**Records for this task**
%%

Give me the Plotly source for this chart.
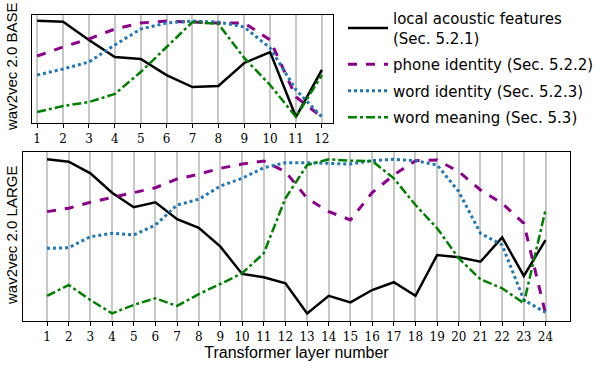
import plotly.graph_objects as go

layers_base = list(range(1, 13))
layers_large = list(range(1, 25))

names = ["local acoustic features<br>(Sec. 5.2.1)", "phone identity (Sec. 5.2.2)",
         "word identity (Sec. 5.2.3)", "word meaning (Sec. 5.3)"]

base_local = [0.947, 0.938, 0.769, 0.611, 0.593, 0.444, 0.333, 0.343, 0.556, 0.657, 0.056, 0.491]
base_phone = [0.620, 0.704, 0.778, 0.870, 0.926, 0.944, 0.935, 0.926, 0.926, 0.769, 0.241, 0.056]
base_word = [0.444, 0.500, 0.565, 0.722, 0.870, 0.926, 0.944, 0.935, 0.889, 0.694, 0.306, 0.056]
base_meaning = [0.102, 0.157, 0.194, 0.269, 0.472, 0.704, 0.935, 0.917, 0.602, 0.352, 0.056, 0.444]

large_local = [0.955, 0.941, 0.872, 0.758, 0.672, 0.701, 0.601, 0.551, 0.439, 0.278, 0.258, 0.223,
               0.045, 0.149, 0.110, 0.183, 0.229, 0.149, 0.390, 0.376, 0.350, 0.494, 0.266, 0.478]
large_phone = [0.646, 0.666, 0.701, 0.731, 0.758, 0.787, 0.839, 0.867, 0.902, 0.927, 0.945, 0.882,
               0.725, 0.646, 0.597, 0.758, 0.862, 0.947, 0.951, 0.882, 0.774, 0.695, 0.577, 0.045]
large_word = [0.429, 0.433, 0.498, 0.518, 0.508, 0.567, 0.685, 0.719, 0.797, 0.843, 0.905, 0.935,
              0.935, 0.931, 0.927, 0.947, 0.955, 0.947, 0.921, 0.764, 0.518, 0.449, 0.124, 0.051]
large_meaning = [0.148, 0.213, 0.124, 0.045, 0.095, 0.134, 0.089, 0.159, 0.219, 0.282, 0.400, 0.725,
                 0.921, 0.955, 0.947, 0.945, 0.843, 0.685, 0.548, 0.370, 0.246, 0.193, 0.105, 0.656]

styles = [dict(color="black", dash="solid", width=2.5),
          dict(color="#8b008b", dash="dash", width=3),
          dict(color="#1f77b4", dash="dot", width=3),
          dict(color="green", dash="dashdot", width=2.5)]

fig = go.Figure()
for i, (name, ys, st) in enumerate(zip(names, [base_local, base_phone, base_word, base_meaning], styles)):
    fig.add_trace(go.Scatter(x=layers_base, y=ys, mode="lines", name=name, line=st,
                             legendgroup=f"g{i}", xaxis="x", yaxis="y", showlegend=True))
for i, (name, ys, st) in enumerate(zip(names, [large_local, large_phone, large_word, large_meaning], styles)):
    fig.add_trace(go.Scatter(x=layers_large, y=ys, mode="lines", name=name, line=st,
                             legendgroup=f"g{i}", xaxis="x2", yaxis="y2", showlegend=False))

tickfont = dict(family="DejaVu Serif", size=12, color="black")
axcommon = dict(showline=True, linecolor="black", linewidth=1.2, mirror=True,
                showgrid=True, gridcolor="#c8c8c8", gridwidth=2, ticks="outside",
                ticklen=4, tickcolor="black", tickfont=tickfont, zeroline=False)
ycommon = dict(range=[0, 1], showticklabels=False, showgrid=False, ticks="",
               showline=True, linecolor="black", linewidth=1.2, mirror=True, zeroline=False)

fig.update_layout(
    width=600, height=372, margin=dict(l=0, r=0, t=0, b=0),
    paper_bgcolor="white", plot_bgcolor="white",
    font=dict(family="Liberation Sans", color="black"),
    xaxis=dict(domain=[32/600, 333/600], range=[0.8, 12.43], anchor="y",
               tickvals=layers_base, **axcommon),
    yaxis=dict(domain=[1-123/372, 1-15/372], anchor="x", **ycommon),
    xaxis2=dict(domain=[23/600, 570/600], range=[-0.11, 25.13], anchor="y2",
                tickvals=layers_large,
                title=dict(text="Transformer layer number", font=dict(size=16, family="Liberation Sans"),
                           standoff=4), **axcommon),
    yaxis2=dict(domain=[1-321/372, 1-151.7/372], anchor="x2", **ycommon),
    legend=dict(x=343/600, y=1-2/372, xanchor="left", yanchor="top", bgcolor="rgba(0,0,0,0)",
                font=dict(size=15, family="DejaVu Sans"), tracegroupgap=4, itemwidth=40),
    annotations=[
        dict(text="wav2vec 2.0 BASE", textangle=-90, x=11/600, y=1-67/372, xref="paper",
             yref="paper", xanchor="center", yanchor="middle", showarrow=False, font=dict(size=15)),
        dict(text="wav2vec 2.0 LARGE", textangle=-90, x=11/600, y=1-236/372, xref="paper",
             yref="paper", xanchor="center", yanchor="middle", showarrow=False, font=dict(size=15)),
    ],
)

fig.write_html("out.html", post_script="document.body.style.margin='0px';",
               config={"displayModeBar": False})
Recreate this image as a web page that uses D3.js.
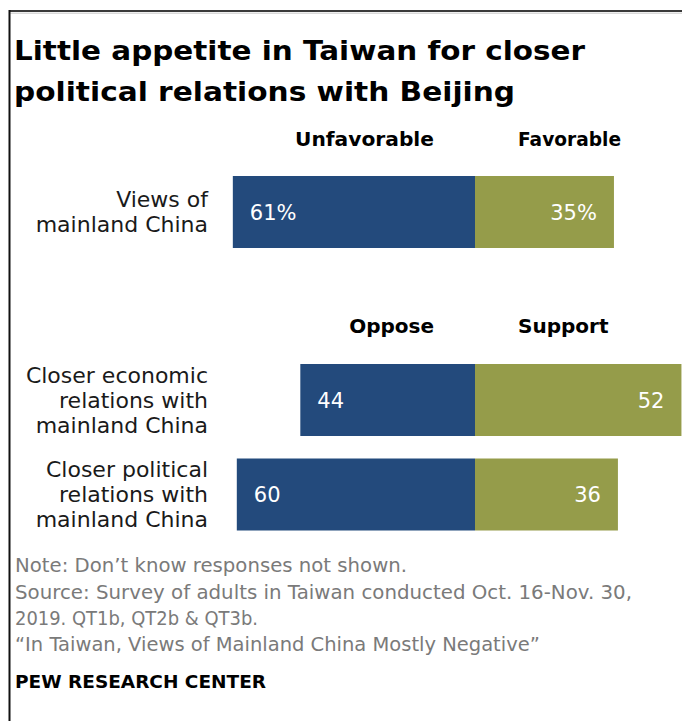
<!DOCTYPE html>
<html>
<head>
<meta charset="utf-8">
<script src="https://cdn.jsdelivr.net/npm/d3@7"></script>
<style>
  html, body { margin: 0; padding: 0; background: #fff; }
  svg { display: block; }
  text { font-family: "DejaVu Sans", "Liberation Sans", Arial, sans-serif; }
</style>
</head>
<body>
<script>
// ---- data ----
const categories = [
  ["Views of", "mainland China"],
  ["Closer economic", "relations with", "mainland China"],
  ["Closer political", "relations with", "mainland China"]
];
const negativeValues = [61, 44, 60];
const positiveValues = [35, 52, 36];
const valueSuffix = ["%", "", ""];
const headerPairs = [["Unfavorable", "Favorable"], ["Oppose", "Support"]];
const titleLines = ["Little appetite in Taiwan for closer", "political relations with Beijing"];
const noteLines = [
  "Note: Don\u2019t know responses not shown.",
  "Source: Survey of adults in Taiwan conducted Oct. 16-Nov. 30,",
  "2019. QT1b, QT2b & QT3b.",
  "\u201CIn Taiwan, Views of Mainland China Mostly Negative\u201D"
];
const creditText = "PEW RESEARCH CENTER";

// ---- layout ----
const W = 682, H = 721;
const center = 475;
const blue = "#234A7C", green = "#959C4A";
const svg = d3.select("body").append("svg").attr("width", W).attr("height", H);
svg.append("rect").attr("width", W).attr("height", H).attr("fill", "#fff");

// frame
svg.append("line").attr("x1", 9).attr("x2", W).attr("y1", 11).attr("y2", 11)
  .attr("stroke", "#3a3a3a").attr("stroke-width", 2.2);
svg.append("line").attr("x1", 9).attr("x2", W).attr("y1", 13.2).attr("y2", 13.2)
  .attr("stroke", "#bbb").attr("stroke-width", 0.8);
svg.append("line").attr("x1", 9.5).attr("x2", 9.5).attr("y1", 10).attr("y2", H)
  .attr("stroke", "#111").attr("stroke-width", 2);

function fit(sel, w) {
  sel.each(function() {
    const n = this.getComputedTextLength();
    if (Math.abs(n - w) > 1) d3.select(this).attr("textLength", w).attr("lengthAdjust", "spacingAndGlyphs");
  });
}

// title
const titleW = [571, 501];
titleLines.forEach((t, i) => {
  svg.append("text").attr("x", 14).attr("y", 60 + i * 41)
    .attr("font-size", 27).attr("font-weight", "bold").attr("fill", "#000")
    .text(t).call(fit, titleW[i]);
});

// scales
const x = d3.scaleLinear().domain([0, 100]).range([0, 397]);
const rowCenters = [212, 400, 494.5];
const barH = 72;
const y = d3.scaleOrdinal().domain(d3.range(categories.length)).range(rowCenters);

// headers
const headerY = [146, 333];
const headerW = [[139, 103], [84, 90]];
headerPairs.forEach((p, i) => {
  svg.append("text").attr("x", center - 41).attr("y", headerY[i]).attr("text-anchor", "end")
    .attr("font-size", 20).attr("font-weight", "bold").text(p[0]).call(fit, headerW[i][0]);
  svg.append("text").attr("x", center + 43).attr("y", headerY[i]).attr("text-anchor", "start")
    .attr("font-size", 20).attr("font-weight", "bold").text(p[1]).call(fit, headerW[i][1]);
});

const rows = d3.range(categories.length);
// bars
svg.selectAll("rect.neg").data(rows).join("rect").attr("class", "neg")
  .attr("x", i => center - x(negativeValues[i])).attr("width", i => x(negativeValues[i]))
  .attr("y", i => y(i) - barH / 2).attr("height", barH).attr("fill", blue);
svg.selectAll("rect.pos").data(rows).join("rect").attr("class", "pos")
  .attr("x", center).attr("width", i => x(positiveValues[i]))
  .attr("y", i => y(i) - barH / 2).attr("height", barH).attr("fill", green);

// value labels
svg.selectAll("text.negv").data(rows).join("text").attr("class", "negv")
  .attr("x", i => center - x(negativeValues[i]) + 17).attr("y", i => y(i) + 7.5)
  .attr("font-size", 21).attr("fill", "#fff")
  .text(i => negativeValues[i] + valueSuffix[i]);
svg.selectAll("text.posv").data(rows).join("text").attr("class", "posv")
  .attr("x", i => center + x(positiveValues[i]) - 17).attr("y", i => y(i) + 7.5)
  .attr("text-anchor", "end").attr("font-size", 21).attr("fill", "#fff")
  .text(i => positiveValues[i] + valueSuffix[i]);

// category labels
const lineH = 25;
categories.forEach((lines, i) => {
  const t = svg.append("text").attr("text-anchor", "end").attr("font-size", 22).attr("fill", "#1a1a1a");
  const n = lines.length;
  lines.forEach((l, j) => {
    t.append("tspan").attr("x", 208)
      .attr("y", y(i) + (j - (n - 1) / 2) * lineH + 7.5).text(l);
  });
});

// notes
const noteY = [572, 599, 625, 651];
const noteW = [392, 617, 243, 525];
noteLines.forEach((t, i) => {
  svg.append("text").attr("x", 15).attr("y", noteY[i]).attr("font-size", 19.5)
    .attr("fill", "#7a7a7a").text(t).call(fit, noteW[i]);
});
svg.append("text").attr("x", 15).attr("y", 688).attr("font-size", 17.5)
  .attr("font-weight", "bold").attr("fill", "#000").text(creditText).call(fit, 251);
</script>
</body>
</html>
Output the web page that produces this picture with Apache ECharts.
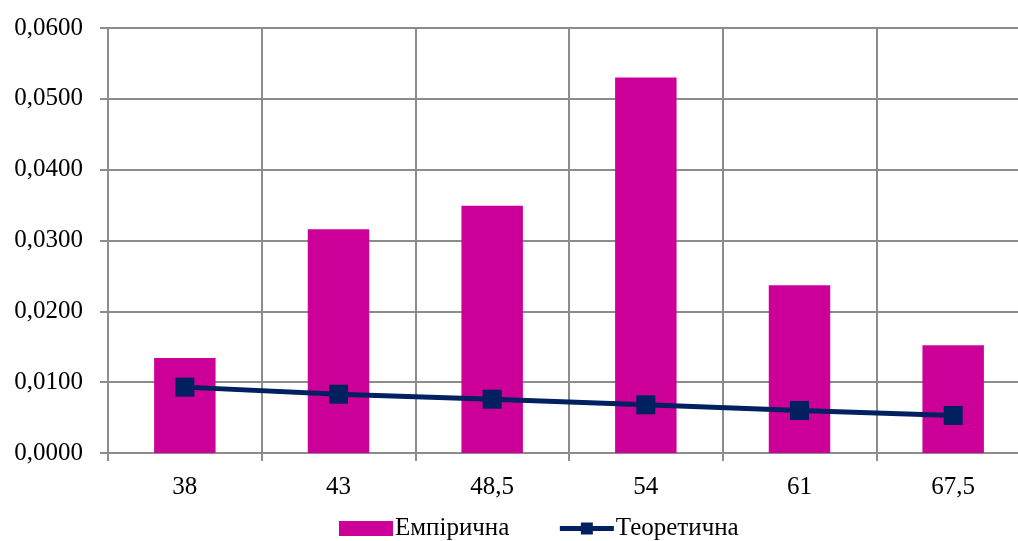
<!DOCTYPE html>
<html><head><meta charset="utf-8">
<script src="https://cdn.jsdelivr.net/npm/echarts@6/dist/echarts.min.js"></script>
<style>html,body{margin:0;padding:0;background:#fff;overflow:hidden}#c{width:1031px;height:541px}</style>
</head><body><div id="c"></div>
<script>
const categories = ['38', '43', '48,5', '54', '61', '67,5'];
const empirical = [0.0134, 0.0316, 0.0349, 0.0530, 0.0237, 0.0152];
const theoretical = [0.0093, 0.0083, 0.0076, 0.0068, 0.0060, 0.0053];
const seriesNames = ['Емпірична', 'Теоретична'];

const font = 'Liberation Serif, Times New Roman, serif';
const gridColor = '#8c8c8c';
const navy = '#002060';
const chart = echarts.init(document.getElementById('c'), null, {renderer: 'canvas'});
chart.setOption({
  animation: false,
  textStyle: {fontFamily: font},
  grid: {left: 108, top: 28, right: 1, height: 425, containLabel: false},
  legend: {
    left: 334, top: 511,
    itemWidth: 54, itemHeight: 15, itemGap: 48,
    textStyle: {fontFamily: font, fontSize: 25, color: '#000', padding: [0,0,0,-3]},
    data: [
      {name: seriesNames[0], icon: 'rect'},
      {name: seriesNames[1], lineStyle: {width: 5, color: navy}}
    ]
  },
  xAxis: {
    type: 'category', data: categories, boundaryGap: true,
    axisLine: {show: true, lineStyle: {color: gridColor, width: 2}},
    axisTick: {show: true, length: 8, lineStyle: {color: gridColor, width: 2}},
    splitLine: {show: true, lineStyle: {color: gridColor, width: 2}},
    axisLabel: {fontFamily: font, fontSize: 25, color: '#000', margin: 22}
  },
  yAxis: {
    type: 'value', min: 0, max: 0.06, interval: 0.01,
    axisLine: {show: true, lineStyle: {color: gridColor, width: 2}},
    axisTick: {show: true, length: 8, lineStyle: {color: gridColor, width: 2}},
    splitLine: {show: true, lineStyle: {color: gridColor, width: 2}},
    axisLabel: {fontFamily: font, fontSize: 25, color: '#000', margin: 25,
      formatter: v => v.toFixed(4).replace('.', ',')}
  },
  series: [
    {name: seriesNames[0], type: 'bar', data: empirical, barWidth: '40%',
     itemStyle: {color: '#CC0099'}},
    {name: seriesNames[1], type: 'line', data: theoretical,
     symbol: 'rect', symbolSize: 19,
     lineStyle: {color: navy, width: 5},
     itemStyle: {color: navy}}
  ]
});
</script></body></html>
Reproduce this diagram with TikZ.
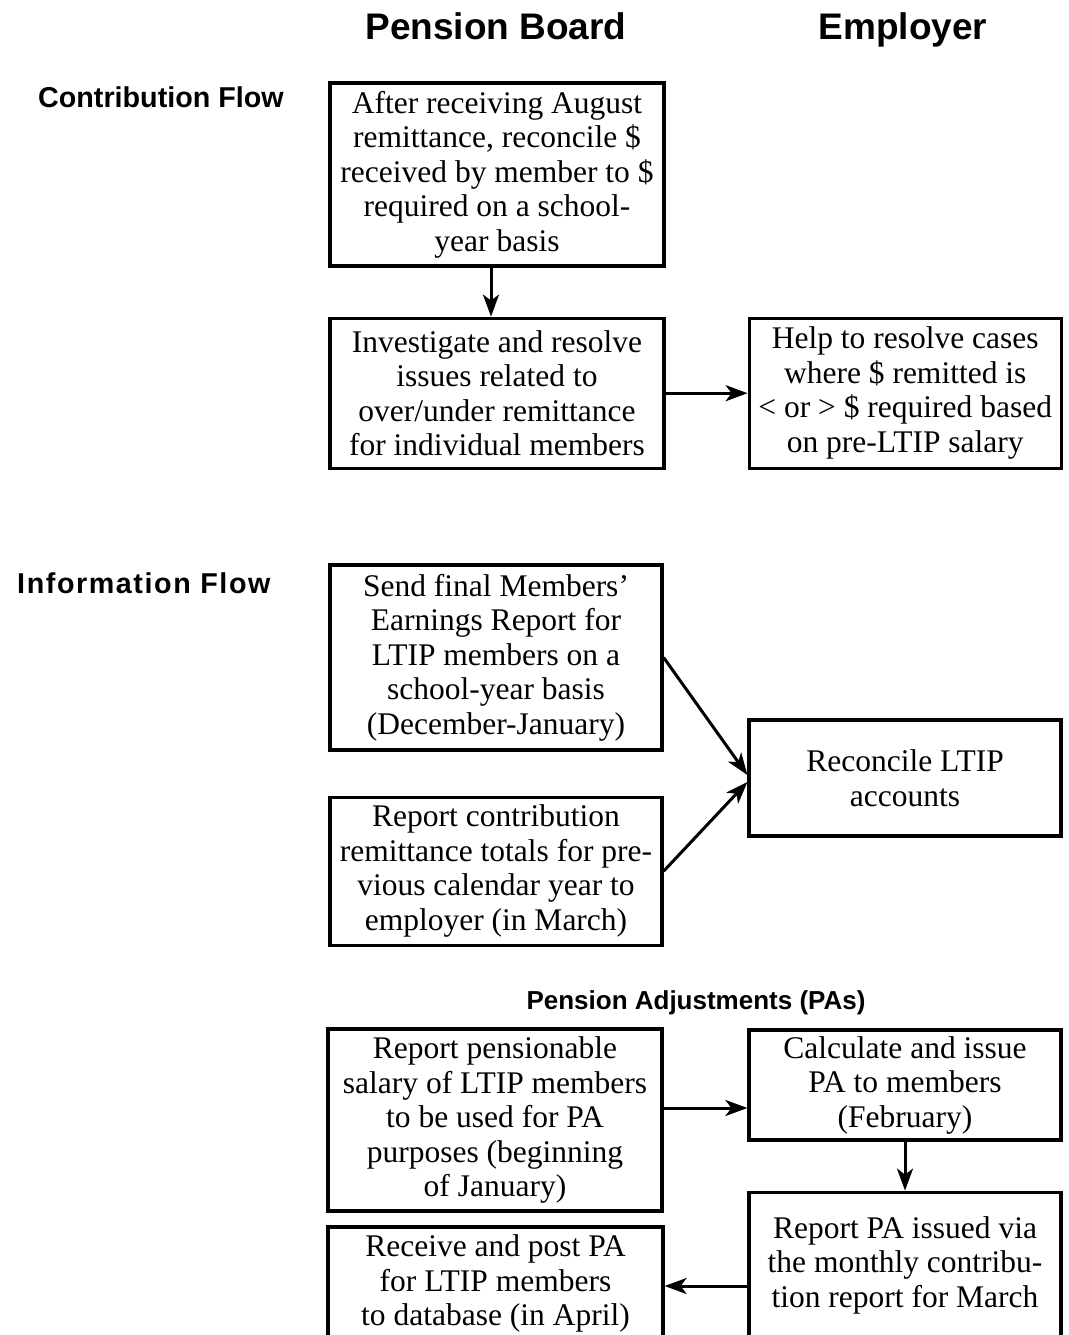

%%

**Problem to solve**
Look at the listing and set down only the lines from its start through the line with "0.352, 0.056, 0.444]", word for word and without pictures.

**Response to this task**
Give me the Plotly source for this chart.
import plotly.graph_objects as go

layers_base = list(range(1, 13))
layers_large = list(range(1, 25))

names = ["local acoustic features<br>(Sec. 5.2.1)", "phone identity (Sec. 5.2.2)",
         "word identity (Sec. 5.2.3)", "word meaning (Sec. 5.3)"]

base_local = [0.947, 0.938, 0.769, 0.611, 0.593, 0.444, 0.333, 0.343, 0.556, 0.657, 0.056, 0.491]
base_phone = [0.620, 0.704, 0.778, 0.870, 0.926, 0.944, 0.935, 0.926, 0.926, 0.769, 0.241, 0.056]
base_word = [0.444, 0.500, 0.565, 0.722, 0.870, 0.926, 0.944, 0.935, 0.889, 0.694, 0.306, 0.056]
base_meaning = [0.102, 0.157, 0.194, 0.269, 0.472, 0.704, 0.935, 0.917, 0.602, 0.352, 0.056, 0.444]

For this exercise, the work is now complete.